I’ve known many people whose relationship with God was significantly transformed as they started to speak up with their Father. Previously, “prayer” fizzled out in the internal buzz of self-talk and distractions, worries and responsibilities. Previously, what they thought of as prayer involved certain religious feelings, or a set of seemingly spiritual thoughts, or a vague sense of comfort, awe, and dependency on a higher power. Prayer meandered, and was virtually indistinguishable from thoughts, sometimes indistinguishable from anxieties and obsessions. But as they began to talk aloud to the God who is there, who is not silent, who listens, and who acts, they began to deal with him person-to-person. It’s no gimmick or technique (and there are other ingredients, too, in creating wise, intelligent, purposeful, fervent prayer). But out loud prayer became living evidence of an increasingly honest and significant relationship. As they became vocal, their faith was either born or grew up.

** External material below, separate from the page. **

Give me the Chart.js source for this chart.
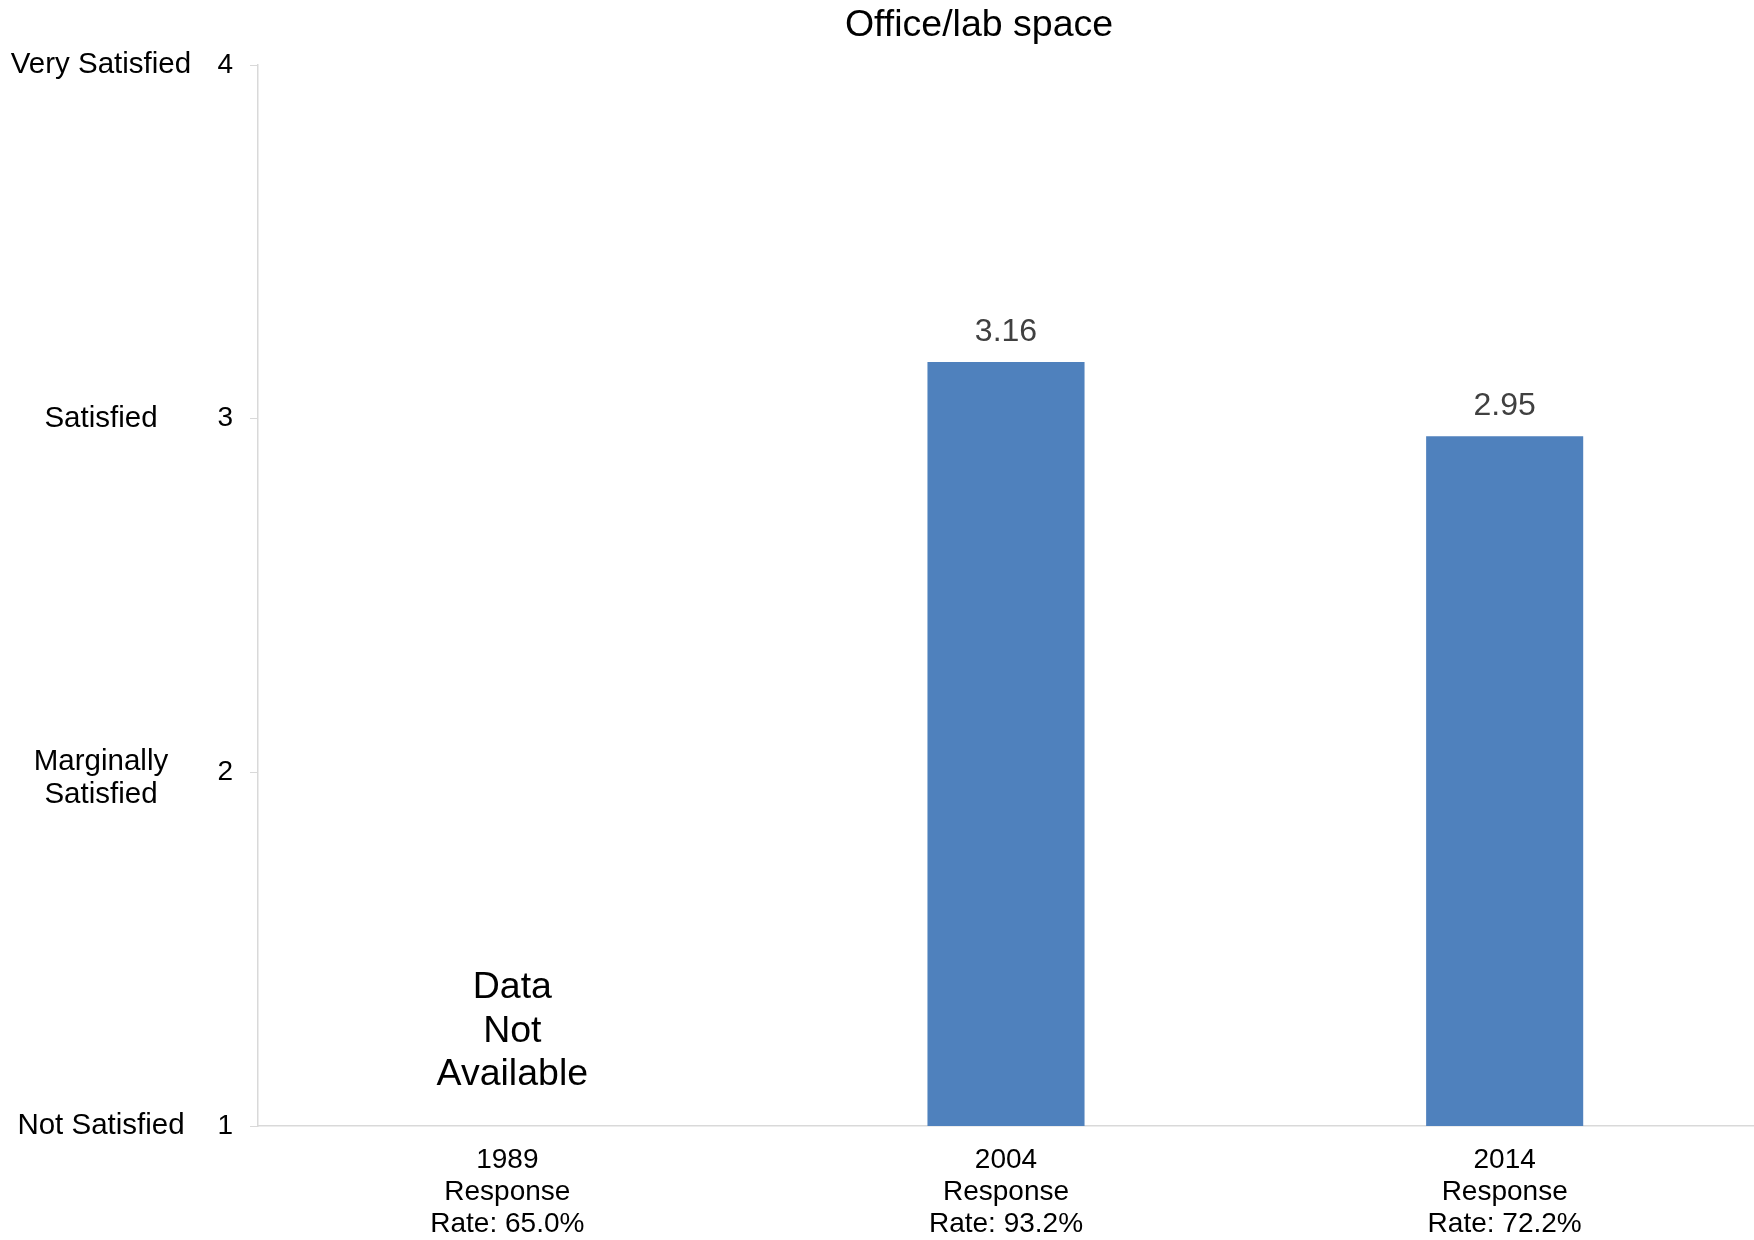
<!DOCTYPE html>
<html>
<head>
<meta charset="utf-8">
<script src="https://cdn.jsdelivr.net/npm/chart.js@4.4.1/dist/chart.umd.min.js"></script>
<style>
  html, body { margin: 0; padding: 0; background: #fff; }
  #wrap { width: 1754px; height: 1240px; }
</style>
</head>
<body>
<div id="wrap"><canvas id="c" width="1754" height="1240"></canvas></div>
<script>
const title = "Office/lab space";
const years = ["1989", "2004", "2014"];
const rates = ["65.0%", "93.2%", "72.2%"];
const scores = [null, 3.16, 2.95];
const yTicks = [1, 2, 3, 4];
const yNames = ["Not Satisfied", "Marginally\nSatisfied", "Satisfied", "Very Satisfied"];
const missingText = ["Data", "Not", "Available"];

const labels = years.map((y, i) => [y, "Response", "Rate: " + rates[i]]);
const FONT = "'Liberation Sans', Arial, sans-serif";

// title, text beside the y axis, value labels over bars, and the "no data" note
const extras = {
    id: "extras",
    afterDatasetsDraw(chart) {
        const ctx = chart.ctx;
        const y = chart.scales.y;
        const x = chart.scales.x;
        ctx.save();
        ctx.textAlign = "center";
        ctx.textBaseline = "middle";

        ctx.fillStyle = "#000";
        ctx.font = "37.5px " + FONT;
        ctx.fillText(title, 979, 26);

        ctx.font = "29.5px " + FONT;
        yTicks.forEach((v, i) => {
            const lines = yNames[i].split("\n");
            const py = y.getPixelForValue(v);
            const start = py - (lines.length - 1) * 33 / 2 + (lines.length > 1 ? 6 : 0);
            lines.forEach((l, j) => ctx.fillText(l, 101, start + j * 33));
        });

        const meta = chart.getDatasetMeta(0);
        ctx.fillStyle = "#404040";
        ctx.font = "32px " + FONT;
        meta.data.forEach((bar, i) => {
            if (scores[i] == null) return;
            ctx.fillText(scores[i].toFixed(2), bar.x, bar.y - 30);
        });

        ctx.fillStyle = "#000";
        ctx.font = "37.5px " + FONT;
        scores.forEach((s, i) => {
            if (s != null) return;
            const cx = x.getPixelForValue(i) + 5;
            const base = chart.chartArea.bottom;
            missingText.forEach((t, j) => ctx.fillText(t, cx, base - 138 + j * 43.5));
        });
        ctx.restore();
    }
};

new Chart("c", {
    type: "bar",
    data: {
        labels: labels,
        datasets: [{
            data: scores,
            backgroundColor: "#4F81BD",
            barPercentage: 0.315,
            categoryPercentage: 1.0
        }]
    },
    options: {
        responsive: false,
        animation: false,
        layout: { padding: { top: 65, left: 0, right: 0, bottom: 0 } },
        plugins: {
            legend: { display: false },
            tooltip: { enabled: false },
            title: { display: false }
        },
        scales: {
            x: {
                grid: { drawOnChartArea: false, drawTicks: false },
                border: { color: "#D9D9D9", width: 1.5 },
                ticks: {
                    color: "#000",
                    padding: 18,
                    maxRotation: 0,
                    autoSkip: false,
                    font: { family: FONT, size: 28, lineHeight: 1.14 }
                },
                afterFit(s) { s.height = 114; }
            },
            y: {
                min: 1,
                max: 4,
                grid: { drawOnChartArea: false, drawTicks: true, tickLength: 8, color: "#D9D9D9" },
                border: { color: "#D9D9D9", width: 1.5 },
                ticks: {
                    stepSize: 1,
                    color: "#000",
                    padding: 17,
                    font: { family: FONT, size: 28 }
                },
                afterFit(s) { s.width = 258; }
            }
        }
    },
    plugins: [extras]
});
</script>
</body>
</html>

What about teachings on “centering prayer” or “the prayer of silence” or “contemplative prayer” or “listening prayer,” or the notion that God is most truly known in experiences of inner silence? Or what about the repetition of mantras, even using Bible words, attempting to bypass consciousness, seeking to induce a trance state or mystical experience? The Bible never teaches or models prayer either as inner silence or as mantra. That’s important to notice: “The Bible NEVER teaches or models these ideas or practices.” On the surface, such teachings align with Buddhist and Hindu conceptions and practices, and are designed to evoke oceanic experience. The god of silence has no name, no personality, no authority, no stated will, makes no promises, and does not act on the stage of history. Such private spirituality can produce inner ecstasies and inner peacefulness (I experienced that first hand in the years before coming to faith). But it does not create interpersonal relationships—with God, with others—of love, loyalty, need, mercy, honesty, tears, just anger, forgiveness, purpose, and trust. It is a super-spirituality, beyond words. Jesus and Scripture speak and act in sharp contrast. The Word in person and in print expresses a humanness that walks on the ground and talks out loud. Jesus gives a richer joy and a richer peace than the unnamed gods of inner silence, inner ecstasy, and inner tranquility.
Of course, God tells us to be quiet and be still. But it’s not that I learn techniques to access an inner realm of silence where I transcend my sense of self and experience a god-beyond-words. The true God quiets us so we notice him. This God is profoundly and essentially verbal, not silent: “God said . . . and it was so. . . . In the beginning was the Word . . . and the Word was made flesh and dwelt among us.” So we listen to him. We take the time to hear his words of grace and truth. We consider Jesus. And we pay attention to what’s going on in our lives, seeing the world and ourselves in truer colors. Then we can pray more intelligently and more candidly. And we can think straight and feel honestly and choose well. There is great benefit in turning off the noise machines, the chatter, the music, the crowd noise, the busy, busy, busy, talk, talk, talk—whether it’s playing inside your head, or all around you, or both. When this is what “centering prayer” actually accomplishes for a given person, then he or she is moving along Christian paths, not down the paths of wordless silence. But turning off the distractions is not actually prayer to the living God. It’s not how to know Jesus deeply, or how to relate to our Father, or how to “experience” the Spirit. Do be quiet, and for the right reasons: so you can notice and listen, so you can learn to talk. This living God is highly verbal and listens attentively. He made us in his image, but as dependents. We learn to listen to audible Scripture, and so learn to speak audible prayers.
He wants to catch your ear in order to awaken your voice. When you have your “quiet” time, or as you walk outdoors, or during your commute, may the decibel level rise to joyful noise and cries of need—and may God listen to the sound of your voice!